March 12, 2020
Washington, D.C. is moving towards a bipartisan Coronavirus relief package. Although the two parties are still far apart, there are common threads between the various proposals. Ultimately, neither party will want to be seen as preventing the enactment of relief. While it will be tempting to see if the other party can be positioned to take the blame for any failure, the current situation is already too serious to make that a practical political approach.
At this time, the primary differences between the two parties is the focus of legislation. Democrats are focused on relief from the burden created by the coronavirus, while Republicans would combine relief proposals with economic stimulus. Republicans have floated a number of tax proposals, along with direct spending and regulatory changes, while the Democrats seem more focused on direct government spending designed to offset the economic dislocations being experienced. The ultimate package is likely to include elements from both sides. Expressions of disapproval from either side are most likely for negotiating purposes, not necessarily lines in the sand.

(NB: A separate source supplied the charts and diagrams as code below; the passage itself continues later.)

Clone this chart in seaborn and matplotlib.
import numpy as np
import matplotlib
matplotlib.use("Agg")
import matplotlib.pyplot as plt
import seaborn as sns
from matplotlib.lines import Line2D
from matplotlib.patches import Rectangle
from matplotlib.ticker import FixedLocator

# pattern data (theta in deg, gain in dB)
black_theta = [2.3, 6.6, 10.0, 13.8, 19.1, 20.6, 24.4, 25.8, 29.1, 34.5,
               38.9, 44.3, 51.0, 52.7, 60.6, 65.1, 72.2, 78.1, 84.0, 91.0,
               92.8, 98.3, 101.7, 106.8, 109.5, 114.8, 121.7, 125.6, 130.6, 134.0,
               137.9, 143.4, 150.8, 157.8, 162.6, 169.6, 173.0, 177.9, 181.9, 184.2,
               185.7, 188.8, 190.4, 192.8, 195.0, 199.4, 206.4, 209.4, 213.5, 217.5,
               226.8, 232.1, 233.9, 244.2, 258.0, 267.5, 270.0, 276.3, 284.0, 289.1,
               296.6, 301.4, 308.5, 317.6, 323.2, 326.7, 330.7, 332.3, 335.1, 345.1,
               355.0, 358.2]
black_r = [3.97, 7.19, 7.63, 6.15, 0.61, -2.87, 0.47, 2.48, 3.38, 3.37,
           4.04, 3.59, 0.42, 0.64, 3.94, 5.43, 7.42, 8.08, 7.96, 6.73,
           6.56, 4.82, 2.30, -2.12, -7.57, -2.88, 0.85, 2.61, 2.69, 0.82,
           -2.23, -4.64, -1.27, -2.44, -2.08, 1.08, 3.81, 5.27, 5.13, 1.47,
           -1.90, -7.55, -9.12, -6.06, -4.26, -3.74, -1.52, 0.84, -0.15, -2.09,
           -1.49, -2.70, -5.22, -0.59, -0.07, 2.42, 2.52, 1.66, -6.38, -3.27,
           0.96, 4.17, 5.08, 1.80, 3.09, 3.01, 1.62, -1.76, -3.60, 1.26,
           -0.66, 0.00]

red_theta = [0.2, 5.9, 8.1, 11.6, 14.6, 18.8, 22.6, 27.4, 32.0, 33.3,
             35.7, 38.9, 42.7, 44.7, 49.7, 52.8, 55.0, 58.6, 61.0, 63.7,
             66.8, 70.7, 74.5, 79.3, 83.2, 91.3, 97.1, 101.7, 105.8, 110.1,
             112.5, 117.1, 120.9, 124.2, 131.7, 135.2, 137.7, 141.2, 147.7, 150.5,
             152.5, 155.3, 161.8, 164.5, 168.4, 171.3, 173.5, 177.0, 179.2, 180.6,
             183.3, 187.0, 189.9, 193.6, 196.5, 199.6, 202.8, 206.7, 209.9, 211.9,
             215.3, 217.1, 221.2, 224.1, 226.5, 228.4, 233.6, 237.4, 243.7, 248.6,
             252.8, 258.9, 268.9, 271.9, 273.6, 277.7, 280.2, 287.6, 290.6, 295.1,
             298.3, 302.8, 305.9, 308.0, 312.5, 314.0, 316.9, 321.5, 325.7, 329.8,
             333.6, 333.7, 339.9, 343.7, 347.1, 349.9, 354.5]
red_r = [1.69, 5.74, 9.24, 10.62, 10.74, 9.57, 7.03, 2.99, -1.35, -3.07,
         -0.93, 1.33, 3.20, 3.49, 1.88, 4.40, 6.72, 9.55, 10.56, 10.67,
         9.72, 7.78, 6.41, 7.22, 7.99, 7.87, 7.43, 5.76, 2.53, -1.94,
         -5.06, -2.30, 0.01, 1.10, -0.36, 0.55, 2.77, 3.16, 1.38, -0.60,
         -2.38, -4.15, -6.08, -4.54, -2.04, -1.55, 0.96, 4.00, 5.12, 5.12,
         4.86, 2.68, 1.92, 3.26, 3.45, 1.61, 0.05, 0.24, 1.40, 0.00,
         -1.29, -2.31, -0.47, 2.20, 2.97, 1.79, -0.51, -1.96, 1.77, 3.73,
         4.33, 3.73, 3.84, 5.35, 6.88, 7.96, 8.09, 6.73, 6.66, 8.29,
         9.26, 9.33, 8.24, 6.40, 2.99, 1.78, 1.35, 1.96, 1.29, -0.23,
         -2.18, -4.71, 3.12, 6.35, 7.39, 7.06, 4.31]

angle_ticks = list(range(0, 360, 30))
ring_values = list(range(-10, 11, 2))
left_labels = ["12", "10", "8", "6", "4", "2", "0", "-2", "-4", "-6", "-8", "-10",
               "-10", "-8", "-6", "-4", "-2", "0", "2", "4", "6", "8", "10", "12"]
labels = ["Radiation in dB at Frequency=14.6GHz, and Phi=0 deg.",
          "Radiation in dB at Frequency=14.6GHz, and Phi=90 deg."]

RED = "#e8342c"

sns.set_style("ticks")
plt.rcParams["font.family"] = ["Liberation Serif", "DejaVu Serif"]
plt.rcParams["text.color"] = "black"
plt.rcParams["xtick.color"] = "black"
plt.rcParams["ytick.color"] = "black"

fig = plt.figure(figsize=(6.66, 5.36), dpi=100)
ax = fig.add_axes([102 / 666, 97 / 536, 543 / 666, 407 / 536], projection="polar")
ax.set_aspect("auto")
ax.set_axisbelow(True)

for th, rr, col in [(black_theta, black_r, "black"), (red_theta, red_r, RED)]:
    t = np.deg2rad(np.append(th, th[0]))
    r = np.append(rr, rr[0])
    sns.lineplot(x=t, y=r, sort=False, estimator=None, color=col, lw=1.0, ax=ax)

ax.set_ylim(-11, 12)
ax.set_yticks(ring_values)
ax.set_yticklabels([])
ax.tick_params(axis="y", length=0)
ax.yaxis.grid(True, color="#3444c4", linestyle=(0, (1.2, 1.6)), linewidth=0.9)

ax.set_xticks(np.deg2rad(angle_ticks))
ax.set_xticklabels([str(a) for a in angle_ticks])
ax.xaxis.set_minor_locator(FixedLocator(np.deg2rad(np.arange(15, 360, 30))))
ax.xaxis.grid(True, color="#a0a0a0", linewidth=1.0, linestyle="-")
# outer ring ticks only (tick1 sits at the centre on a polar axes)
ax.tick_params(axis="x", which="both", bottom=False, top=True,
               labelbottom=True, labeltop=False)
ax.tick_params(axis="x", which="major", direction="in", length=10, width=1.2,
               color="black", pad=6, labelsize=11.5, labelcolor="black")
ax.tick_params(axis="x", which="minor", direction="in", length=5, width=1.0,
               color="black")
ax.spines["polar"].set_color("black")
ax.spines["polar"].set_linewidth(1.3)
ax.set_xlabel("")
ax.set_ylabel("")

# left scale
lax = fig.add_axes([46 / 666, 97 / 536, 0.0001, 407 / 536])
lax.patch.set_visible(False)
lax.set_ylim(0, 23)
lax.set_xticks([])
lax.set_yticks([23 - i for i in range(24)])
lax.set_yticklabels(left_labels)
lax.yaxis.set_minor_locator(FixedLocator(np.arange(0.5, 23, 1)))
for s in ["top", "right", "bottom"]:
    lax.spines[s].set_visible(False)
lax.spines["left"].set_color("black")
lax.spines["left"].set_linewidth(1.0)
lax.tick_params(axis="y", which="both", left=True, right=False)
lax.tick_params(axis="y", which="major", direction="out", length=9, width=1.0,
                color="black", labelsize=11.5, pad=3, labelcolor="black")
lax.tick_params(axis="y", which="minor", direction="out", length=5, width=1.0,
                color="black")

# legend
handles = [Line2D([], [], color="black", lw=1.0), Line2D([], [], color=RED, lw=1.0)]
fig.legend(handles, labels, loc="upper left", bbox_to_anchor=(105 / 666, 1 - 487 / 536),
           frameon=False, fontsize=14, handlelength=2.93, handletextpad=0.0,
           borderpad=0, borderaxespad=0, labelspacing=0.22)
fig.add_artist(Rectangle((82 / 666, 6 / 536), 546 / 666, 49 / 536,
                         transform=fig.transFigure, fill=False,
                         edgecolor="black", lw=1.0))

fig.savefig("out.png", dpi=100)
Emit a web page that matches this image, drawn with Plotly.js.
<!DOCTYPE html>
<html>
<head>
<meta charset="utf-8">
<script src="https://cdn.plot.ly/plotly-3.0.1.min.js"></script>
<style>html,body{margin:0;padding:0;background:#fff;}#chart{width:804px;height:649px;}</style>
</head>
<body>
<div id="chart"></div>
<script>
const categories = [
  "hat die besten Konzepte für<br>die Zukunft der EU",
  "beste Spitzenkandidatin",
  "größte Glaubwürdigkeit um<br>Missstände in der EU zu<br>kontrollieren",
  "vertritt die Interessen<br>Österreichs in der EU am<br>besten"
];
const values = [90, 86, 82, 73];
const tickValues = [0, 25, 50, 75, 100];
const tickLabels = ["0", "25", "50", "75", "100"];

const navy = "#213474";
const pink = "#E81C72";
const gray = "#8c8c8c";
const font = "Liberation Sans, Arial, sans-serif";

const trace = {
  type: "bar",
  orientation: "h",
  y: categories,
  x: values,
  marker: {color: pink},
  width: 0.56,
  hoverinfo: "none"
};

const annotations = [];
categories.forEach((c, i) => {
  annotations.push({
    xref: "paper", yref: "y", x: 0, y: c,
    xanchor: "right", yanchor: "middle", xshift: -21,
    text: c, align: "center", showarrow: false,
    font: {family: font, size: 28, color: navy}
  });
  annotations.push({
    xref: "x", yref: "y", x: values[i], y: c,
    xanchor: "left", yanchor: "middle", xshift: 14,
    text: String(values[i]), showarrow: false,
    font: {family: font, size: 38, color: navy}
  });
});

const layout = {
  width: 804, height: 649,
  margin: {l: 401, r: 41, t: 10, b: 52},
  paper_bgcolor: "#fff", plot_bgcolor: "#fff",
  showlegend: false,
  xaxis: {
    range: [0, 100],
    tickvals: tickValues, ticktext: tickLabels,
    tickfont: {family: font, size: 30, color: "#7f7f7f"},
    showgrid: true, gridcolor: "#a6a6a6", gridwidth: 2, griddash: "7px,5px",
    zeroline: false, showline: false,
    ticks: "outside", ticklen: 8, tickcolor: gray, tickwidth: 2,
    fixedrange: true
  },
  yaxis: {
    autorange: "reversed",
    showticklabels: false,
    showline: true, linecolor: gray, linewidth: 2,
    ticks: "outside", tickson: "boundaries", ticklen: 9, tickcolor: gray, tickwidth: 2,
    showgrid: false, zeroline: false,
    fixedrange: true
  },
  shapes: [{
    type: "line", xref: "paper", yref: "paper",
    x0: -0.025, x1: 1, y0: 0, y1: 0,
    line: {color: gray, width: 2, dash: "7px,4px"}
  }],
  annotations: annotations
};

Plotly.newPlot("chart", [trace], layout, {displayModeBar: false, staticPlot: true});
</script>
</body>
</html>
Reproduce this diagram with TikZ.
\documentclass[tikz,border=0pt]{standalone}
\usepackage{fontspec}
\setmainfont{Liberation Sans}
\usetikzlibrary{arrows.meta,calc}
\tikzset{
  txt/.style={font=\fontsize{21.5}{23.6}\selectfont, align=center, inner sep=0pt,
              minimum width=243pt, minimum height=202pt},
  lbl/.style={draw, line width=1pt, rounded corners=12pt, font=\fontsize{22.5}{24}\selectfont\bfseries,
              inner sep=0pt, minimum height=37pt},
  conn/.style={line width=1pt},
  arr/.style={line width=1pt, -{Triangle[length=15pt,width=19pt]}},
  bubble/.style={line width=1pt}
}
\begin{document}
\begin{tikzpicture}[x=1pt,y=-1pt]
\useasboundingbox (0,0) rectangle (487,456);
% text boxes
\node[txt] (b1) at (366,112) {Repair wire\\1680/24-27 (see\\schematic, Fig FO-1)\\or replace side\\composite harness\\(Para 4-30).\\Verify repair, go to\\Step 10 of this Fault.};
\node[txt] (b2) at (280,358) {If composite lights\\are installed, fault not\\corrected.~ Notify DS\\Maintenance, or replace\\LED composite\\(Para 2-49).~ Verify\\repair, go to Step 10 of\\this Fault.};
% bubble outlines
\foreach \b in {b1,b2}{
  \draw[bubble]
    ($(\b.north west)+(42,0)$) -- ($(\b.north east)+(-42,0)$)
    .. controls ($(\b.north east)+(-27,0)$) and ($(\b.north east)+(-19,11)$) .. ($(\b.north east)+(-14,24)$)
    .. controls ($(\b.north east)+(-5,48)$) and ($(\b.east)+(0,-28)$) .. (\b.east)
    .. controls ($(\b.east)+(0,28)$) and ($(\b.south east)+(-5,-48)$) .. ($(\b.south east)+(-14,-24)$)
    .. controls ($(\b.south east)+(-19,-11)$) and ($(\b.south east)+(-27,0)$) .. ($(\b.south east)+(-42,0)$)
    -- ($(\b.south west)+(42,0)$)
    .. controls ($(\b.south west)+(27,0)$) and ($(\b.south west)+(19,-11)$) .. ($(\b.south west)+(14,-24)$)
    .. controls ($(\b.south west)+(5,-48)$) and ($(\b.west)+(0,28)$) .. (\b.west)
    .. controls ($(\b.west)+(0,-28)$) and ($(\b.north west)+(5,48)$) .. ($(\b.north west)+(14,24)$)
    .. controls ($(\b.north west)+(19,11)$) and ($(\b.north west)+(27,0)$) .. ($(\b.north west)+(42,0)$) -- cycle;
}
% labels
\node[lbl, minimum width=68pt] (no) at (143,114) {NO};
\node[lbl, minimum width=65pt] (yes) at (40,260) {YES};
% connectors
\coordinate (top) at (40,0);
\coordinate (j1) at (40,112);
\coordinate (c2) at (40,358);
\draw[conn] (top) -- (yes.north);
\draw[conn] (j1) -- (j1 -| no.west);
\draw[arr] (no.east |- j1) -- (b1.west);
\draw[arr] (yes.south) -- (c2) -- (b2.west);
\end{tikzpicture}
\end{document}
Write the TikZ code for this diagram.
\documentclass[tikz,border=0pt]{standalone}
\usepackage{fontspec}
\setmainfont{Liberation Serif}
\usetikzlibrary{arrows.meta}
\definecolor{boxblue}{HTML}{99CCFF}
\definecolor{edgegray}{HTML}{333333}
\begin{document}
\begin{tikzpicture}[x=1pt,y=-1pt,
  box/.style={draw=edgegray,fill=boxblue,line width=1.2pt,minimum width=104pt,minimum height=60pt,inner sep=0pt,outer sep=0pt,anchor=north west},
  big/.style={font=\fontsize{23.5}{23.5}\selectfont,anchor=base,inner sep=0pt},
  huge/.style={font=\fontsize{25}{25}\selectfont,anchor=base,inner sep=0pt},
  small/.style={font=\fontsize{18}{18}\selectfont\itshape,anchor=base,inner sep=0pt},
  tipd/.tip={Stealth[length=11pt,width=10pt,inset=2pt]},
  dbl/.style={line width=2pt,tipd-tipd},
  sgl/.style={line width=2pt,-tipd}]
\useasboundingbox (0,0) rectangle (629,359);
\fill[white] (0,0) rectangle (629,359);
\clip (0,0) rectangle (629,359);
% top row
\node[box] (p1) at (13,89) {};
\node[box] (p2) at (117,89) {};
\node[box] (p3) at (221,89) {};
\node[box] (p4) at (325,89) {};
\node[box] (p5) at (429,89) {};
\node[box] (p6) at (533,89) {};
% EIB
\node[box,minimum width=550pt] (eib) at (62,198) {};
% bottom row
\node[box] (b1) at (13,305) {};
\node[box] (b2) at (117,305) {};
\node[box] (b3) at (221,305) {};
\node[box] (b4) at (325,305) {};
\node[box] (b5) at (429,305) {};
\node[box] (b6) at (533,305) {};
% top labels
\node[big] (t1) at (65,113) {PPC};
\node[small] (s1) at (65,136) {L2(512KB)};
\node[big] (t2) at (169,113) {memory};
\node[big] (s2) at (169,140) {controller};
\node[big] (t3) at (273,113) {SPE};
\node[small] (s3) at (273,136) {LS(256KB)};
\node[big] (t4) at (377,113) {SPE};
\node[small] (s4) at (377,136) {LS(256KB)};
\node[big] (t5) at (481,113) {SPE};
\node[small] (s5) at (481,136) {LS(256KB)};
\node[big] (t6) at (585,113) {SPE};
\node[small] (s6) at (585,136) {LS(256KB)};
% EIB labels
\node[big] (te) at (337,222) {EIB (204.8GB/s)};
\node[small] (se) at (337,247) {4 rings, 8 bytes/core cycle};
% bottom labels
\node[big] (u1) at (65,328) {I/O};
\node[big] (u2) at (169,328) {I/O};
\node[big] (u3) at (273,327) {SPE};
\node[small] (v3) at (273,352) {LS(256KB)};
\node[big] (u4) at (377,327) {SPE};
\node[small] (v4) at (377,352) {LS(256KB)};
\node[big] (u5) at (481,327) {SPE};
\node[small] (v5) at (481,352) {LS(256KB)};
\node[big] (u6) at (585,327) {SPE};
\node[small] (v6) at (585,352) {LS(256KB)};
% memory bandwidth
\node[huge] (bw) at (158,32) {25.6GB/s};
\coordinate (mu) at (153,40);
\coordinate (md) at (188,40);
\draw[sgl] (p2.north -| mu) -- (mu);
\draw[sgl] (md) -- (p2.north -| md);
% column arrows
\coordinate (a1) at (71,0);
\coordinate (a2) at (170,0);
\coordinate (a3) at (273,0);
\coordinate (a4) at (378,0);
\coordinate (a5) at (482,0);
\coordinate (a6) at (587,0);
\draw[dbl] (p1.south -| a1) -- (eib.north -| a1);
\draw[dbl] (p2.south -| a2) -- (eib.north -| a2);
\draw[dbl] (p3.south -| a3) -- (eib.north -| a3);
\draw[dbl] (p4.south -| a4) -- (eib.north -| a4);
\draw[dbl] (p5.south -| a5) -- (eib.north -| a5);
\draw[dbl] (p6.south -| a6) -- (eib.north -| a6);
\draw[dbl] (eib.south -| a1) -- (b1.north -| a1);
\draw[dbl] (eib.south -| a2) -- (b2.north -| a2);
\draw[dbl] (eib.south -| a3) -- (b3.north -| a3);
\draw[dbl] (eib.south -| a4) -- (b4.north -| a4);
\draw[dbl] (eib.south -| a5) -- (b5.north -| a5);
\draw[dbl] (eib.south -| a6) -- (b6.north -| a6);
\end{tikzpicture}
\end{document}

The following discussion of possible tax provisions is based on public and private statements from Administration and Congressional officials, as well as past experience with other legislation. Direct spending provisions are also expected, but are only discussed where they are part of a possible compromise with tax provisions. The following is a best guess as to what provisions may be included. Some may not be enacted or enacted in a very different form.
Possible Tax Provisions in a Bipartisan Coronavirus Relief Package
Delaying the April 15 filing date – The New York Times has reported that delaying the April 15 filing date is under consideration. While possible, a more likely approach would be for the IRS to announce that it will waive penalties and interest for late filing and payment. This could be done without legislative involvement and would be consistent with the approach taken in other disaster situations. While this could be limited to those taxpayers “affected” by the coronavirus, the limitation would be difficult to enforce and general availability of forgiveness seems more likely.
Employment Tax Holiday – The President has proposed a holiday on the collection and remittance of payroll taxes. The Democrats have raised objections, primarily because relief would be limited to those who continue to be paid and of no benefit to those whose lose the ability to work and, at least with respect to those under the FICA cap, the benefit is not equally shared by all wage classes.
Some form of employment tax holiday would seem likely. Democrats have supported this as a stimulus measure in the past, and it provides relief from what is viewed by most Democrats as a regressive tax. A provision that mirrors the 2-point payroll tax cut that was part of stimulus legislation during the Obama administration is a possibility.
Employment credits – There is going to be a push for a credit equal to a portion of normal salary and wages paid to workers who are sick or required to be quarantined. This stands a good chance of success. A broader proposal to provide credits for continuing salaries and wages for employees who would otherwise be furloughed due to reduced economic activity will be considered, but is less likely to succeed. Employment credits are a likely companion to provisions expected to be urged by Democrats to provide government payments to workers who are not able to draw wages during a period they are sick or quarantined.
Deferred payment of transportation taxes – The Administration has stated that it will seek to provide support for the airline, cruise ship and hotel industries. This is likely to take the form of government payments or loan guarantees. A deferral of airline ticket taxes and cruise ship port fees will also be considered. The fees will still be collected, but will not have to be remitted to the government until later. Eventual forgiveness of deferred remittances could occur, but is not thought likely to be included in the first round of legislation.
Corporate tax rates – Previously, the Administration indicated it was considering cutting the corporate tax rate from 21 to 20 percent. Recent discussions indicate that this proposal, which would be vigorously opposed by the Democrats, is no longer a leading candidate for consideration.
Restoration of pre-TCJA rules – Several of the revenue offsets that were included in the 2017 Tax Cut and Jobs Act (TCJA) will have a significant effect on companies that suffer losses or significantly reduced profits as a result of the coronavirus. Prominent among these are:
Elimination of NOL carrybacks – Prior to TCJA, an otherwise profitable business that suffered a one-time loss could recover previously paid taxes by carrying back the current year loss to offset taxable income in the prior year.
Limitation on interest deductions – The TCJA limits the amount of otherwise allowable net interest expense that can be deducted to 30 percent of adjusted taxable income. This limitation means that businesses suffering a one-time reduction in profitability may be limited in their ability to deduct interest that would have been allowable under normal circumstances.
Restoration of pre-TCJA rules does not appear to be under consideration for the current legislation. Should the coronavirus situation continue these and other provisions may be considered in a second bill at that time.